** START Supplied information **
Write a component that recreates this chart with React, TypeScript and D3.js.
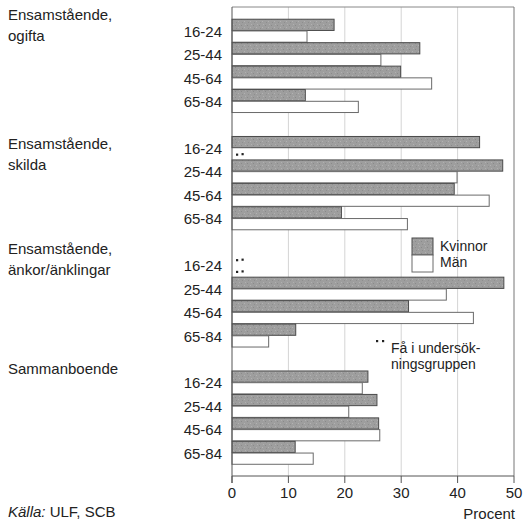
import React from "react";
import * as d3 from "d3";

const groups = ["Ensamstående,\nogifta", "Ensamstående,\nskilda", "Ensamstående,\nänkor/änklingar", "Sammanboende"];
const ages = ["16-24", "25-44", "45-64", "65-84"];
const kvinnor: (number | null)[][] = [
  [18.1, 33.3, 29.9, 13.0],
  [43.9, 48.0, 39.4, 19.4],
  [null, 48.2, 31.3, 11.3],
  [24.1, 25.7, 26.0, 11.2],
];
const man: (number | null)[][] = [
  [13.3, 26.4, 35.4, 22.4],
  [null, 39.9, 45.6, 31.1],
  [null, 38.0, 42.8, 6.5],
  [23.1, 20.7, 26.2, 14.4],
];
const xTicks = [0, 10, 20, 30, 40, 50];
const seriesNames = ["Kvinnor", "Män"];

const W = 525, H = 525;
const FONT = "'Liberation Sans', Arial, Helvetica, sans-serif";
const FS = 15;
const FS2 = 14;
const titleDy = [-4, 8, -4, -2];

export default function App() {
  const x = d3.scaleLinear().domain([0, 50]).range([232, 514]);
  const y = d3.scaleLinear().domain([0, 40]).range([7, 476]);
  const slot = y(1) - y(0);
  const kFill = "#9e9e9e";
  const kStroke = "#4a4a4a";
  const mStroke = "#6a6a6a";

  const bars: React.ReactNode[] = [];
  const dots: React.ReactNode[] = [];
  groups.forEach((_, g) => {
    ages.forEach((_, a) => {
      [kvinnor[g][a], man[g][a]].forEach((v, s) => {
        const idx = 1 + g * 10 + a * 2 + s;
        const top = y(idx);
        if (v === null) {
          const cy = top + slot / 2 + 1;
          dots.push(
            <g key={`d${g}-${a}-${s}`}>
              <rect x={x(0) + 4} y={cy - 1} width={2.2} height={2.2} fill="#222" />
              <rect x={x(0) + 9.5} y={cy - 1.5} width={2.2} height={2.2} fill="#222" />
            </g>
          );
        } else {
          bars.push(
            <rect
              key={`b${g}-${a}-${s}`}
              x={x(0)}
              y={top + 0.5}
              width={x(v) - x(0)}
              height={slot - 0.5}
              fill={s === 0 ? "url(#kpat)" : "#fff"}
              stroke={s === 0 ? kStroke : mStroke}
              strokeWidth={1}
            />
          );
        }
      });
    });
  });

  return (
    <svg width={W} height={H} style={{ position: "absolute", left: 0, top: 0, background: "#fff" }} fontFamily={FONT}>
      <defs>
        <pattern id="kpat" width="6" height="6" patternUnits="userSpaceOnUse">
          <rect width="6" height="6" fill={kFill} />
          <rect x="1" y="1" width="1" height="1" fill="#8a8a8a" />
          <rect x="4" y="3" width="1" height="1" fill="#b2b2b2" />
          <rect x="2" y="4" width="1" height="1" fill="#8e8e8e" />
          <rect x="5" y="0" width="1" height="1" fill="#b0b0b0" />
        </pattern>
      </defs>
      {xTicks.slice(1, -1).map((t) => (
        <line key={`g${t}`} x1={x(t)} x2={x(t)} y1={y(0)} y2={y(40)} stroke="#d4d4d4" strokeWidth={1} />
      ))}
      <line x1={x(0)} x2={x(50)} y1={y(0)} y2={y(0)} stroke="#888" strokeWidth={1} />
      <line x1={x(50)} x2={x(50)} y1={y(0)} y2={y(40)} stroke="#777" strokeWidth={1} />
      {bars}
      {dots}
      <line x1={x(0)} x2={x(0)} y1={y(0)} y2={y(40) + 7} stroke="#555" strokeWidth={1} />
      <line x1={x(0)} x2={x(50)} y1={y(40)} y2={y(40)} stroke="#555" strokeWidth={1} />
      {xTicks.map((t) => (
        <g key={`t${t}`}>
          <line x1={x(t)} x2={x(t)} y1={y(40)} y2={y(40) + 7} stroke="#555" strokeWidth={1} />
          <text x={x(t)} y={y(40) + 17} dy="0.35em" textAnchor="middle" fontSize={FS} fill="#222">
            {t}
          </text>
        </g>
      ))}
      <text x={x(50) + 1} y={514} dy="0.35em" textAnchor="end" fontSize={FS} fill="#222">
        Procent
      </text>
      {groups.map((_, g) =>
        ages.map((ag, a) => (
          <text
            key={`a${g}-${a}`}
            x={222}
            y={y(1 + g * 10 + a * 2 + 1) + 1}
            dy="0.35em"
            textAnchor="end"
            fontSize={FS}
            fill="#222"
          >
            {ag}
          </text>
        ))
      )}
      {groups.map((name, g) =>
        name.split("\n").map((line, i) => (
          <text key={`gt${g}-${i}`} x={8} y={y(1 + g * 10) + titleDy[g] + i * 21} dy="0.35em" fontSize={FS} fill="#222">
            {line}
          </text>
        ))
      )}
      <rect x={412} y={238} width={21} height={17} fill="url(#kpat)" stroke={kStroke} strokeWidth={1} />
      <rect x={412} y={255} width={21} height={17} fill="#fff" stroke={mStroke} strokeWidth={1} />
      <text x={440} y={246} dy="0.35em" fontSize={FS2} fill="#222">{seriesNames[0]}</text>
      <text x={440} y={262} dy="0.35em" fontSize={FS2} fill="#222">{seriesNames[1]}</text>
      <rect x={376} y={340} width={2.2} height={2.2} fill="#222" />
      <rect x={382} y={340} width={2.2} height={2.2} fill="#222" />
      <text x={391} y={348} dy="0.35em" fontSize={FS2} fill="#222">Få i undersök-</text>
      <text x={391} y={364} dy="0.35em" fontSize={FS2} fill="#222">ningsgruppen</text>
      <text x={8} y={512} dy="0.35em" fontSize={FS} fill="#222">
        <tspan fontStyle="italic">Källa:</tspan> ULF, SCB
      </text>
    </svg>
  );
}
** END Supplied information **
What you have to do —
Restate only the lines running from the start of the material above through the line containing "import * as", ends included. No pictures.

Answer to the task —
Write a component that recreates this chart with React, TypeScript and D3.js.
import React from "react";
import * as d3 from "d3";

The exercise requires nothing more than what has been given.